Sarah Rosemary at Sunny Side Up and I are hosting our own Reverb11, a series of prompts to look back on 2011 and manifest the new year.  Please check our Reverb11 pages for details, and join in!

Prompt for December 26: Advice: What was the best piece of advice you received in 2011? Does that advice still ring true for you?

Everyone said: Don’t be so hard on yourself, Mere.  Friends, family, everyone.

That’s not so easy to take in.  Especially when you are someone like me — especially when you believe that if you’re not hard on yourself, you’ll stop achieving; you’ll stop going; you’ll stop doing.  Being very hard on myself has allowed me to achieve and gain Quite A Lot.  It has also cost me a marriage, impacted my health, seriously damaged some relationships, etc. etc. etc.

The “hard on oneself” thing is my life’s sharpest double-edged sword.

So every Christmas, I sheath my sharp sword, and I travel alone, and I head off for some far-flung locale.  I leave New York City for sunshine.  This year, I was off for Australia.  Unsurprisingly, in the context of a Very Bad Year, Qantas managed to hideously botch my reservation.  Because I’ve come to anticipate things going wrong, I was prepared for it.  I’d noticed it a few days in advance of the flight and called to rectify it, but was told my only recourse was to fix it at the airport.  Taking my holiday in my hands, I headed to JFK on Saturday, prepared for the worst.

We can’t help you, said the ticket agent, The only thing you can do is go around the corner and speak to the British Airways agent.

Of course, this made absolutely no sense.  It was Christmas Eve; the reservation had been booked through Qantas; the flight was in two hours.  But okay.  Around the corner I went.

There were only two BA agents manning the counter — one was a trainee.

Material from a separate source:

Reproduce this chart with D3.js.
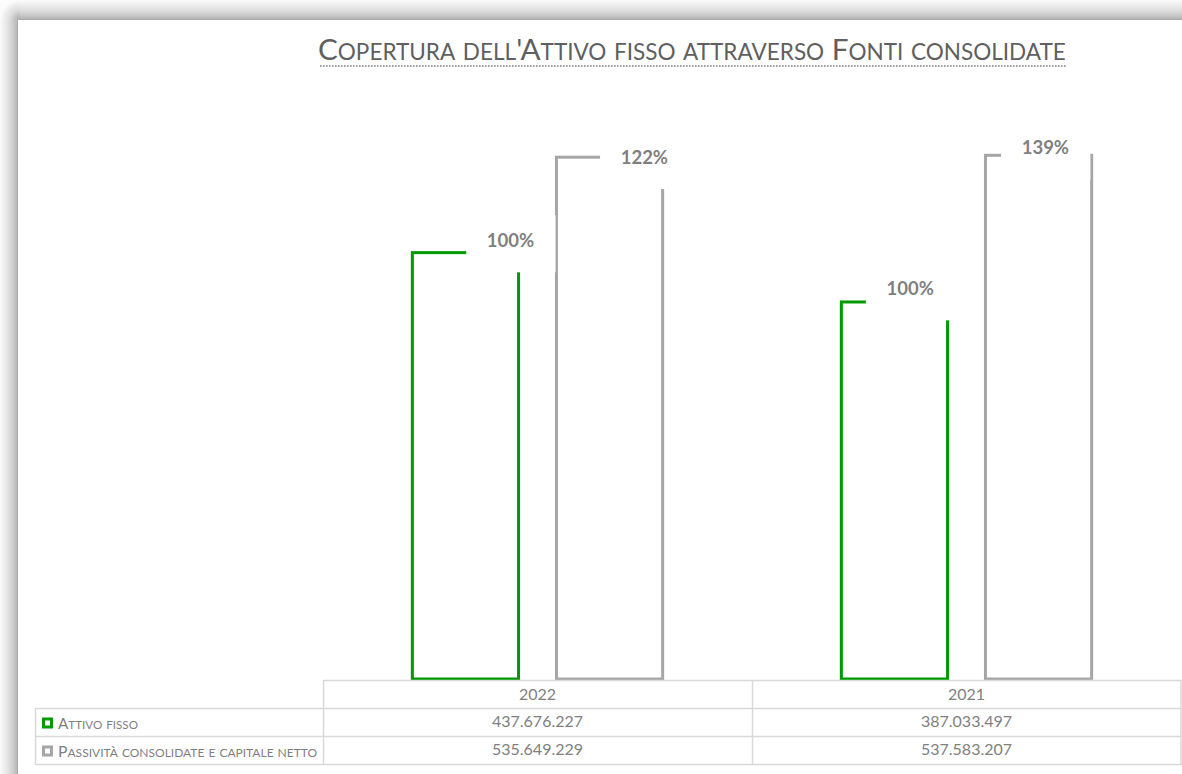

Look, I explained, Here’s the deal.  Qantas has ruined my holiday; I’m booked on three separate flights now — one of them is set to take off before the first flight even arrives; they un-did my upgrade.  Please help.

Without even asking why I was asking them to help in the first place, they began to piece through the mess.

That’s a beautiful necklace.  Are those your initials?  The agent asked, as she sat on hold with the airline.

No, I said, It says “NO.”  It’s supposed to remind me to set boundaries with people.

She smiled, then said, as if the thought struck her suddenly.  I guess you’ve been hurt before.

It was the first time anyone had ever said that to me upon noticing the necklace, and indeed, that was part of why I’d asked for it in the first place.  I’d been thinking (and writing) about the charms a lot this year because of the weird wounds and bruisings I’d suffered (some at the hands of others; some self-inflicted).

Odd that you’d say that, I said, I’ve written about that quite a bit this year.  In my professional life, I’m a lawyer, but in my private life, I fancy myself a writer.

We talked for a while longer, as she and the trainee sorted out the reservation and the conflict.  They managed to resolve the issue, and book me on an even better flight than the one I’d originally had myself set up on.

I bet you’re quite hard on yourself.  I bet you don’t treat yourself very often, she said.  Her tone was observational, not accusatory.


I don’t either, she said.

I suppose I should be a bit nicer to myself.

I don’t think it’s just about that.  I think it’s probably more about the timing of things.  

I thought on that for a moment.  I supposed it was too.  Maybe my timing was just…off.  And that was something I’d been considering for a long time.

By that point, the tickets were ready, and she printed them for me.  I was off to fast track, and the lounge.  And I was relieved.  We parted ways.

Hold up!  she said, and disappeared around the corner.  She returned with a pair of sparkly sunglasses — New Year’s Eve goggles — bearing the numbers 2012.

Don’t give up, she advised, Just don’t give up.